▶ **Problem to work on**:
Locate all lines with the word "this" and copy them out.

-------- Input material

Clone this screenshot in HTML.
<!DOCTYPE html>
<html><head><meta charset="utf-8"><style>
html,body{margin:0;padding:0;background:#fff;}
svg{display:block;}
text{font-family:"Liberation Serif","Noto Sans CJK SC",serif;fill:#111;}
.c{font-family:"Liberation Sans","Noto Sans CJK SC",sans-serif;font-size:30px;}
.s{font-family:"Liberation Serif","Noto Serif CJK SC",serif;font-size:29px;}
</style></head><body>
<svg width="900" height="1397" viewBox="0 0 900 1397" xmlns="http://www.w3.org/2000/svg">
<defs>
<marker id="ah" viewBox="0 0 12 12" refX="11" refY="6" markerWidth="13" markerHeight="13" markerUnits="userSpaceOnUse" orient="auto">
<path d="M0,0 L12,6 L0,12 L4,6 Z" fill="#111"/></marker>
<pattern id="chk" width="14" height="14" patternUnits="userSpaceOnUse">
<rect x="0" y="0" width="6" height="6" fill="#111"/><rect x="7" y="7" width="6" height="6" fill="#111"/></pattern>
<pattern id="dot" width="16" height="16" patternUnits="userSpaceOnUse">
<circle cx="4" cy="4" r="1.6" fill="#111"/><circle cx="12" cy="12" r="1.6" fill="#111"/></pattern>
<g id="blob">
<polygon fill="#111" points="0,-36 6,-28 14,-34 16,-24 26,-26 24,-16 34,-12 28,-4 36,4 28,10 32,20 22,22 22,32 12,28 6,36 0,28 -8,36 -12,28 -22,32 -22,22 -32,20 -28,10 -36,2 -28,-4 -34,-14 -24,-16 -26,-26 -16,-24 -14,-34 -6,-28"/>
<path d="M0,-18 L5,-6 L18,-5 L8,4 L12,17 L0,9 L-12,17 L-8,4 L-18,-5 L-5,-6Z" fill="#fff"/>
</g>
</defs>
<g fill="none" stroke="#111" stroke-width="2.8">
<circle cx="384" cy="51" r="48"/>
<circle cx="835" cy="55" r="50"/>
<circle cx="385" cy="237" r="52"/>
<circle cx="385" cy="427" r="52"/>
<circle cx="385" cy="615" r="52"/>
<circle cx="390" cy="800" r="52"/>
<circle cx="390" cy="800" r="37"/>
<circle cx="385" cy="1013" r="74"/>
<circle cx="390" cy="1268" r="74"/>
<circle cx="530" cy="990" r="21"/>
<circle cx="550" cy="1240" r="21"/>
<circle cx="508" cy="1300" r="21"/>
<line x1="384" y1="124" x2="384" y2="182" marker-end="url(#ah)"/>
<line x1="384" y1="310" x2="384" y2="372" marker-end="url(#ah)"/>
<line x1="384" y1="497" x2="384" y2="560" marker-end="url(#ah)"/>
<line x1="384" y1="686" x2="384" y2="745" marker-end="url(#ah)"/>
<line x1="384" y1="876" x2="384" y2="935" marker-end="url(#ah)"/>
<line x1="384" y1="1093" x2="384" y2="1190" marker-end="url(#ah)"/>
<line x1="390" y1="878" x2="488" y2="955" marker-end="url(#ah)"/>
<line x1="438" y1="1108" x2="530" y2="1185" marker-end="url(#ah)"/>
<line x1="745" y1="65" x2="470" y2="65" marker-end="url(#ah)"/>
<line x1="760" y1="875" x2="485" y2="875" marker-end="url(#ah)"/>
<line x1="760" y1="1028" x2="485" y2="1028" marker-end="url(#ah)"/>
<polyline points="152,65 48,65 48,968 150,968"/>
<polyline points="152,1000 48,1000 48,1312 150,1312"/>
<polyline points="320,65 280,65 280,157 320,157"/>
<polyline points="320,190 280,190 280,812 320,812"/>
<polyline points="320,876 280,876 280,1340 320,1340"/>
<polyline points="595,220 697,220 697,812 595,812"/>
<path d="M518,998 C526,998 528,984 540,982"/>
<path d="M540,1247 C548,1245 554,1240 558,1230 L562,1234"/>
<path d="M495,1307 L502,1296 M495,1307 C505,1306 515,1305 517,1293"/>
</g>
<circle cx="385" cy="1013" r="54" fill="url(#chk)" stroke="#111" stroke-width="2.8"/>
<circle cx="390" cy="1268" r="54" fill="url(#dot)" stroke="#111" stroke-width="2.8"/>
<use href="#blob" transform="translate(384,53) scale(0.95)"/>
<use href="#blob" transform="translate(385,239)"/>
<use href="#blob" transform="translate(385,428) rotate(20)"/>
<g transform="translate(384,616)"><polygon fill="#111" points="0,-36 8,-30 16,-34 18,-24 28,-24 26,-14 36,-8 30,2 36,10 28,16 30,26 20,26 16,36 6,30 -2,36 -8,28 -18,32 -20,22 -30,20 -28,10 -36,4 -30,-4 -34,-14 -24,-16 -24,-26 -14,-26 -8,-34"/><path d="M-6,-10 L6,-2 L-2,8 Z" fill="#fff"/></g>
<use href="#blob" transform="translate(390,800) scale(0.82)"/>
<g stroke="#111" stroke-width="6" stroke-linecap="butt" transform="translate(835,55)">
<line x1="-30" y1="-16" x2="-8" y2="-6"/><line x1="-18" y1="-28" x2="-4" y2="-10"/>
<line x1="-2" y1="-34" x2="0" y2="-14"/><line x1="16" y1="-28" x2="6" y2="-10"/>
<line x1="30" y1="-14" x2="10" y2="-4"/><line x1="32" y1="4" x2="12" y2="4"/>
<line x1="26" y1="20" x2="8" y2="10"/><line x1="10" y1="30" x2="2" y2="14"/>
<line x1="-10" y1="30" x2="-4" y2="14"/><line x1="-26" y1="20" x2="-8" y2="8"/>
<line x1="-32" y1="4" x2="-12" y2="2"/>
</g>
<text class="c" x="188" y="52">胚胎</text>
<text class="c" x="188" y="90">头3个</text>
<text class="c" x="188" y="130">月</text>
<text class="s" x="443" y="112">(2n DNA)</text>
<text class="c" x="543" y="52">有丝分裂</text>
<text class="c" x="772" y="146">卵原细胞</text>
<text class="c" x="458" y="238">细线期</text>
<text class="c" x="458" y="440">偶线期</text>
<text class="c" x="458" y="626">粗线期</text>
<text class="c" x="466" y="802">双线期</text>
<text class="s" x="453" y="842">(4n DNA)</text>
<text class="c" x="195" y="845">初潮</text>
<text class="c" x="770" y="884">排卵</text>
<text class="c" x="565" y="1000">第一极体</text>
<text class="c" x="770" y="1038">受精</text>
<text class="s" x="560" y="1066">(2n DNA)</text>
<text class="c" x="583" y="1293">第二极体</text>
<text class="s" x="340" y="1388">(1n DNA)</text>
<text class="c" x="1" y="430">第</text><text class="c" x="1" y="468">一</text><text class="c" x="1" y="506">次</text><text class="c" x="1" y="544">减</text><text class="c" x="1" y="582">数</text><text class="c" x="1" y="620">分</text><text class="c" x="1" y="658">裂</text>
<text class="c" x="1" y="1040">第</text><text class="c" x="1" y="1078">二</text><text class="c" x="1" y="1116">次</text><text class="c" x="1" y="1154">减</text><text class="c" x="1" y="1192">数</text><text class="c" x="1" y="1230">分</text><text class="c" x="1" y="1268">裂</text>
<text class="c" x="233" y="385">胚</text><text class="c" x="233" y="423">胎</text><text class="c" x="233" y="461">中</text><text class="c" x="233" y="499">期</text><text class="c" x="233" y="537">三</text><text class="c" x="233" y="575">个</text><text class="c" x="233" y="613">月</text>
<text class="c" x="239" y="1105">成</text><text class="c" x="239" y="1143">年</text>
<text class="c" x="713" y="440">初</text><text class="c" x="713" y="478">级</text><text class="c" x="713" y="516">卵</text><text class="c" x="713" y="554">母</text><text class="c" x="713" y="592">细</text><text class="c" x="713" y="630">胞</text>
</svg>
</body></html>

----------------
-------- Input material

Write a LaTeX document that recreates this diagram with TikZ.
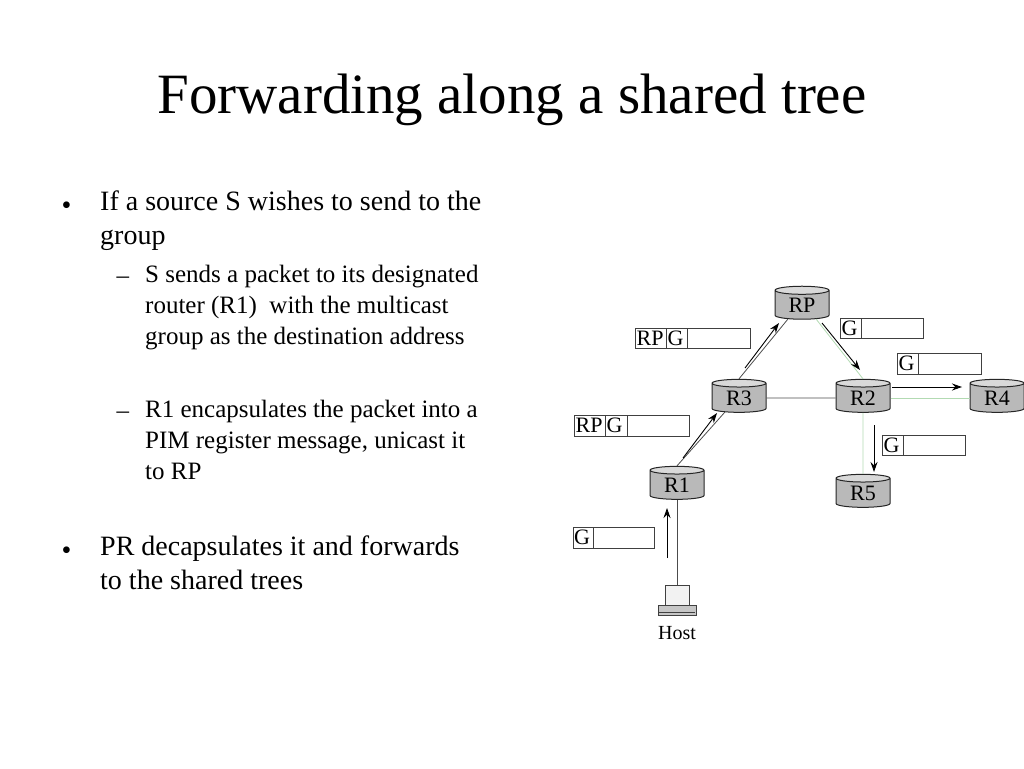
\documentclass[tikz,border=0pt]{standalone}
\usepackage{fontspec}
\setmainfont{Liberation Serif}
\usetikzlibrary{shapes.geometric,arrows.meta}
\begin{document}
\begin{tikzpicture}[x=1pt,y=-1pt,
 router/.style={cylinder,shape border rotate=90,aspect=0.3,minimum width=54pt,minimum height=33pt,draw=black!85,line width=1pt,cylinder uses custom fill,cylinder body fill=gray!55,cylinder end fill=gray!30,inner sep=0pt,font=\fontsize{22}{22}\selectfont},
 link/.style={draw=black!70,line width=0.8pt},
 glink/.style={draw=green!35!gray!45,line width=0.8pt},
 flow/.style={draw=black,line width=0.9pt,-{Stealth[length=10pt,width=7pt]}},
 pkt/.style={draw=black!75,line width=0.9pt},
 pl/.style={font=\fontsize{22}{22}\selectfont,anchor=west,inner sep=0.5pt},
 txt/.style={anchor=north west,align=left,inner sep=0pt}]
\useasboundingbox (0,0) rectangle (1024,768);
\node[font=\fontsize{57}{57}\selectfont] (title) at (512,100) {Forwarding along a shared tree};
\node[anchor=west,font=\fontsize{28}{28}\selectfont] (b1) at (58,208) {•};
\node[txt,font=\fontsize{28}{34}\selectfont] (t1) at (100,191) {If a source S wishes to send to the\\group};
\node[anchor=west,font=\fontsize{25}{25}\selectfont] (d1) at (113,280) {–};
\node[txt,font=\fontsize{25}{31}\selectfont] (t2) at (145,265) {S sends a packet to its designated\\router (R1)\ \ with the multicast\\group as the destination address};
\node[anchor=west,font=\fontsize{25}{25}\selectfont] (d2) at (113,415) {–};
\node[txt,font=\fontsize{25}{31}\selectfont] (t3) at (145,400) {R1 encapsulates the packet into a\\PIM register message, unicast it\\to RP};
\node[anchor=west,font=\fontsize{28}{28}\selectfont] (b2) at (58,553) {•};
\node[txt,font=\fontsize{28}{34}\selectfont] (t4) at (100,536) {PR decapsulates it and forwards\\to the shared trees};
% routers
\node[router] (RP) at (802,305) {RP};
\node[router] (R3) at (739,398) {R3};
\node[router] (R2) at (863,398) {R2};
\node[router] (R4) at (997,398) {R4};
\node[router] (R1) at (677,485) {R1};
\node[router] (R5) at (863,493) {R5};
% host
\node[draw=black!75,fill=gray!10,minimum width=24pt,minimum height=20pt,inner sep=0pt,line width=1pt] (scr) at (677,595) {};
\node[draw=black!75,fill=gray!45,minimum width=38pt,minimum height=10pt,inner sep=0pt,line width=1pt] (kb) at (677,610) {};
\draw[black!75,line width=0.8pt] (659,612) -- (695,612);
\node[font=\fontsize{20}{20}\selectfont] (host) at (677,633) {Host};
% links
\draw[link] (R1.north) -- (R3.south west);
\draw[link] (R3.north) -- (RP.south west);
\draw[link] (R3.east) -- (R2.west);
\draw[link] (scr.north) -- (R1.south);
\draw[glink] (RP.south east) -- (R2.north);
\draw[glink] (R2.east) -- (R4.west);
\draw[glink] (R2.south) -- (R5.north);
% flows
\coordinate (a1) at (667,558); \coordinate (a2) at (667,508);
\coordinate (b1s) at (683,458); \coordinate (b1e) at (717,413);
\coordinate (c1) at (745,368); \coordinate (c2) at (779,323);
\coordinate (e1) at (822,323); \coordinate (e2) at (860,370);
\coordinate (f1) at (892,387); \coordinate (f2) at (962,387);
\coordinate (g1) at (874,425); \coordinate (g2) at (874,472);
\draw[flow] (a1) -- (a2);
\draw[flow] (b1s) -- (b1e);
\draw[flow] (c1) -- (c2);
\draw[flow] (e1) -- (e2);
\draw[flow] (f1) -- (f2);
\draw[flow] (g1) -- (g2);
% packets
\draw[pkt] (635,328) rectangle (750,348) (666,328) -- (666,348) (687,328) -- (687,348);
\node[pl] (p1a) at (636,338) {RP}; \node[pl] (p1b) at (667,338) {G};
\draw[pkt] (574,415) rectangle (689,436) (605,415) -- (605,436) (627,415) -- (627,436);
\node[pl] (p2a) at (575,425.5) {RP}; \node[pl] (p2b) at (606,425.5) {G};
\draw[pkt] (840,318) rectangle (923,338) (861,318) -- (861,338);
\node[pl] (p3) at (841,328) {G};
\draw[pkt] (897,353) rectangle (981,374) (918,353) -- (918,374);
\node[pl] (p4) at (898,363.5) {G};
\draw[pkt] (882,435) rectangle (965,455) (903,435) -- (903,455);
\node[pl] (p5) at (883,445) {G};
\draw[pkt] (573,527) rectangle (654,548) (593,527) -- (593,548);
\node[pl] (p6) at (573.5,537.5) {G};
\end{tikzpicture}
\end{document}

----------------

▶ **Complete output**:
Clone this screenshot in HTML.
Write a LaTeX document that recreates this diagram with TikZ.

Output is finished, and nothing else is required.